I recently taught an essay by a writer whose last name is Kasumagic. It’s Bosnian, so it is pronounced something like Kah soo ma GEETS. I knew the students would be confused by that so I discussed the name’s pronunciation and had us all say it out loud a few times together. And still, throughout the semester, whenever someone brought up that essay in class, the student in question would get really quiet saying the name and kind of half-ass it and hope we could just breeze past it. But it’s a person’s name. If you’re in the same room with someone whose name you are uncertain about, you can ask them how to pronounce it (and then listen to what they say, and remember it). In the context of our discussion of that person’s work in class, their name on paper is what we have of them. DO THE WORK. It’s not that hard.
That is my message as I walk off into the Amsterdam evening, sure to mispronounce my dear friend Wouter’s name multiple times (it is pronounced something like VOWter). Apparently there is a subtle difference between how the W is pronounced in Wouter’s name in Dutch and what I’m capable of hearing and saying. In fact, one time he said to me a sentence that sounded, to me, like this: “You call me Wouter but my name is Wouter!” My friend Sara said, kindly, on my behalf, “She can’t hear the difference.” So now I sometimes call him “Wouter not Wouter.”
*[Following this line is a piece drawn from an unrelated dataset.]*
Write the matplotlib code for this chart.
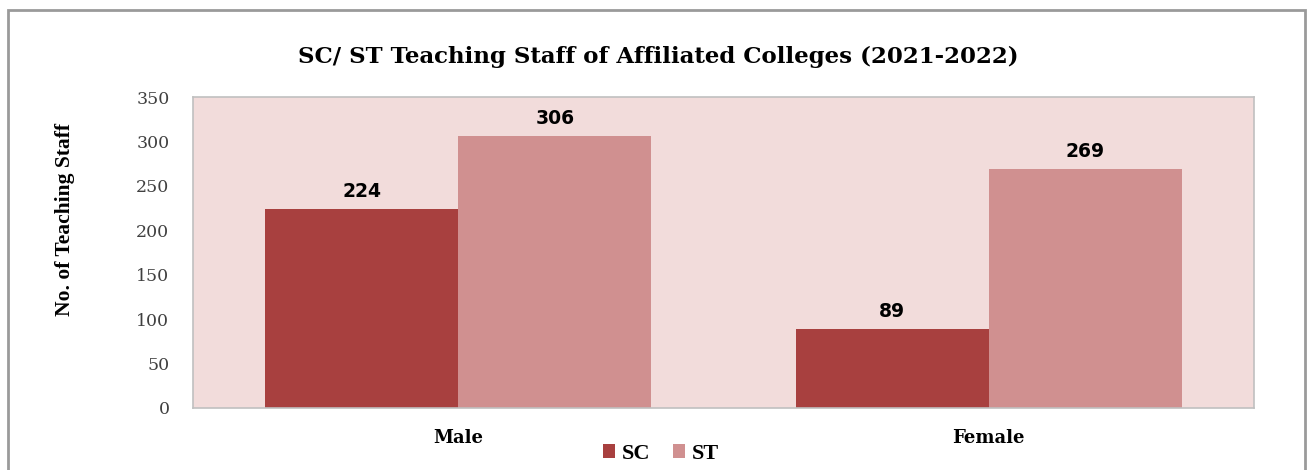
import matplotlib
matplotlib.use("Agg")
import matplotlib.pyplot as plt
from matplotlib.patches import Rectangle
import numpy as np

categories = ["Male", "Female"]
series_names = ["SC", "ST"]
sc_values = [224, 89]
st_values = [306, 269]
yticks = [0, 50, 100, 150, 200, 250, 300, 350]

W, H = 1309, 470
fig = plt.figure(figsize=(W / 100, H / 100), dpi=100)
fig.patch.set_facecolor("white")

# outer frame
fig.add_artist(Rectangle((8 / W, -0.05), (1305 - 8) / W, 1.05 - 10 / H,
                         transform=fig.transFigure, fill=False,
                         edgecolor="#9a9a9a", linewidth=2))

left, right, top, bottom = 193, 1254, 97, 408
ax = fig.add_axes([left / W, 1 - bottom / H, (right - left) / W, (bottom - top) / H])
ax.set_facecolor("#F2DCDB")

x = np.arange(len(categories))
bw = 0.364
b1 = ax.bar(x - bw / 2, sc_values, bw, color="#A8403F", label=series_names[0])
b2 = ax.bar(x + bw / 2, st_values, bw, color="#D09090", label=series_names[1])

for bars in (b1, b2):
    for r in bars:
        ax.annotate(f"{int(r.get_height())}", (r.get_x() + r.get_width() / 2, r.get_height()),
                    xytext=(0, 6), textcoords="offset points", ha="center", va="bottom",
                    fontsize=13.5, fontweight="bold", family="DejaVu Sans")

ax.set_xlim(-0.5, 1.5)
ax.set_ylim(0, 350)
ax.set_yticks(yticks)
ax.set_yticklabels([str(v) for v in yticks], family="DejaVu Serif", fontsize=12.5, color="#404040")
ax.set_xticks(x)
ax.set_xticklabels(categories, family="DejaVu Serif", fontsize=13, fontweight="bold")
ax.tick_params(axis="both", length=0)
ax.tick_params(axis="y", pad=17)
ax.tick_params(axis="x", pad=15)
for s in ax.spines.values():
    s.set_color("#c0c0c0")
    s.set_linewidth(1.2)

fig.text(658 / W, 1 - 57 / H, "SC/ ST Teaching Staff of Affiliated Colleges (2021-2022)",
         ha="center", va="center", fontsize=16.5, fontweight="bold", family="DejaVu Serif")
fig.text(65 / W, 1 - 220 / H, "No. of Teaching Staff", rotation=90, ha="center", va="center",
         fontsize=15.5, fontweight="bold", family="Liberation Serif")

leg = fig.legend(handles=[b1, b2], labels=series_names, loc="center", ncol=2,
                 bbox_to_anchor=(661 / W, 1 - 454 / H), frameon=False,
                 prop={"family": "Liberation Serif", "weight": "bold", "size": 16},
                 handlelength=0.55, handleheight=0.55, handletextpad=0.3, columnspacing=1.0)

fig.savefig("out.png", dpi=100)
Still, I insist it’s better that I call him VOWter imperfectly than if I called him WOOter or for some reason avoided saying his name or got all weirdly quiet every time it came out of my mouth. It’s his NAME.
Update: I wrote this in the afternoon before going out to meet Sara and Wouter for drinks and dinner, so, of course over dinner I told them about what I was writing. And the funny thing is, according to Wouter, I actually said his name correctly one or two times during the course of the evening. Turns out, there is a tender interval between the Dutch V and W that is all held in the V for American English. I still can’t tell the difference between them but who knows, maybe someday I will be able to!